Quantum mechanics, developed in the early 1900s by pioneers including Max Planck, Niels Bohr, Werner Heisenberg, and Erwin Schrödinger, has become one of the most successful scientific theories ever created. The theory accurately describes microscopic phenomena ranging from wave-particle duality demonstrated in the double slit experiment to quantum tunneling, where particles can pass through barriers despite lacking sufficient classical energy. Key quantum effects such as entanglement and coherence now form the foundation of emerging technologies in quantum computing and quantum communication.

For decades, quantum mechanics has relied on complex numbers—mathematical constructs combining real and imaginary components—to describe quantum states, with the real part representing amplitude and the imaginary part representing phase. This framework has long been considered essential for describing many quantum processes. However, physicists have long debated whether complex numbers represent a fundamental aspect of nature or merely serve as a convenient mathematical tool, raising the question of whether quantum mechanics could be reformulated using only real numbers.

A 2021 study concluded that complex numbers are indispensable under the standard postulates of quantum mechanics, a conclusion supported by experimental results. Recently, researchers from Heinrich Heine University Düsseldorf and the German Aerospace Center, led by Professor Dagmar Bruß and doctoral researcher Pedro Barrios Hita, reexamined the assumptions underlying that analysis. Their findings, published in Physical Review Letters, indicate that one of the postulates used in the earlier work was more restrictive than necessary.

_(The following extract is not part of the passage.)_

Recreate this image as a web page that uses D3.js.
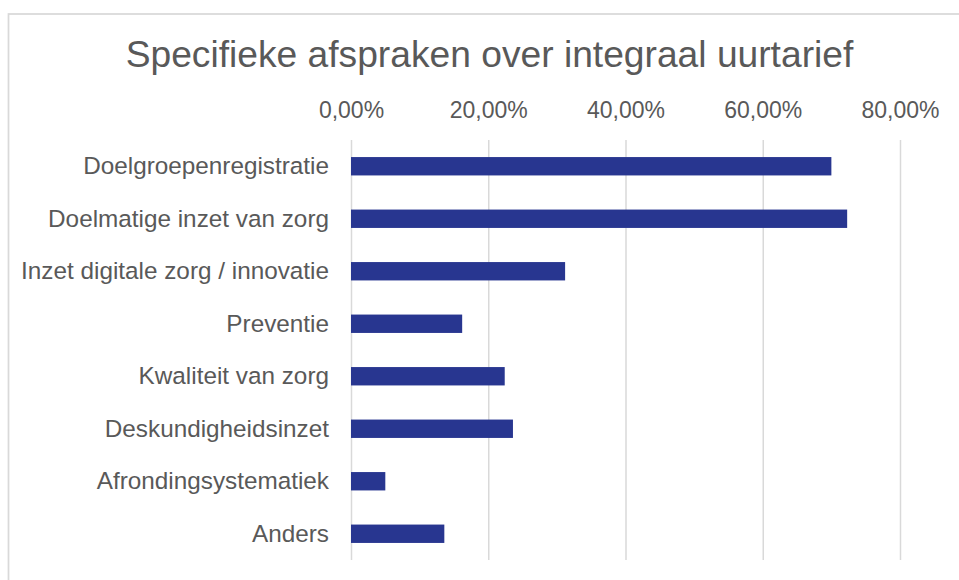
<!DOCTYPE html>
<html>
<head>
<meta charset="utf-8">
<script src="https://cdn.jsdelivr.net/npm/d3@7"></script>
<style>
    body { margin: 0; background: #fff; }
    svg { display: block; font-family: "Liberation Sans", Arial, sans-serif; }
</style>
</head>
<body>
<svg id="chart"></svg>
<script>
const chartTitle = 'Specifieke afspraken over integraal uurtarief';
const categories = [
    'Doelgroepenregistratie',
    'Doelmatige inzet van zorg',
    'Inzet digitale zorg / innovatie',
    'Preventie',
    'Kwaliteit van zorg',
    'Deskundigheidsinzet',
    'Afrondingsystematiek',
    'Anders'
];
const values = [0.700, 0.723, 0.312, 0.162, 0.224, 0.236, 0.050, 0.136];
const tickValues = [0, 0.2, 0.4, 0.6, 0.8];

const width = 959, height = 580;
const textColor = '#595959';
const gridColor = '#d9d9d9';
const barColor = '#283690';

const nl = d3.formatLocale({decimal: ',', thousands: '.', grouping: [3], currency: ['€', '']});
const pct = nl.format('.2%');

const svg = d3.select('#chart').attr('width', width).attr('height', height);

// chart area border (cut off at right/bottom like the source)
svg.append('rect')
    .attr('x', 8.5).attr('y', 14)
    .attr('width', 1000).attr('height', 1000)
    .attr('fill', '#fff')
    .attr('stroke', gridColor)
    .attr('stroke-width', 1.75);

const x = d3.scaleLinear().domain([0, 0.8]).range([351, 900]);
const y = d3.scaleBand().domain(categories).range([140, 560])
    .paddingInner(0.65).paddingOuter(0.325);

// title
svg.append('text')
    .attr('x', 489.5).attr('y', 67)
    .attr('text-anchor', 'middle')
    .attr('font-size', 37.2)
    .attr('fill', textColor)
    .text(chartTitle);

// top axis with gridlines
const xAxis = d3.axisTop(x).tickValues(tickValues).tickFormat(pct)
    .tickSize(-(560 - 140)).tickPadding(22);
const gx = svg.append('g').attr('transform', 'translate(0,140)').call(xAxis);
gx.select('.domain').remove();
gx.selectAll('.tick line').attr('stroke', gridColor).attr('stroke-width', 1.5);
gx.selectAll('.tick text')
    .attr('fill', textColor)
    .attr('font-size', 23)
    .attr('font-family', '"Liberation Sans", Arial, sans-serif');

// bars
svg.append('g').selectAll('rect')
    .data(values)
    .enter().append('rect')
    .attr('x', x(0))
    .attr('y', (d, i) => y(categories[i]))
    .attr('width', d => x(d) - x(0))
    .attr('height', y.bandwidth())
    .attr('fill', barColor);

// category labels
const yAxis = d3.axisLeft(y).tickSize(0).tickPadding(22);
const gy = svg.append('g').attr('transform', 'translate(351,0)').call(yAxis);
gy.select('.domain').remove();
gy.selectAll('.tick text')
    .attr('fill', textColor)
    .attr('font-size', 24.3)
    .attr('font-family', '"Liberation Sans", Arial, sans-serif');
</script>
</body>
</html>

By replacing it with an alternative approach grounded in physical principles for describing how quantum systems combine, the researchers identified a family of theories expressible entirely in real numbers while remaining experimentally indistinguishable from conventional quantum mechanics. Professor Bruß noted that both frameworks yield identical predictions for any possible experiment, suggesting that imaginary numbers are not fundamentally necessary in quantum mechanics and could in principle be replaced by alternative formulations using only real numbers.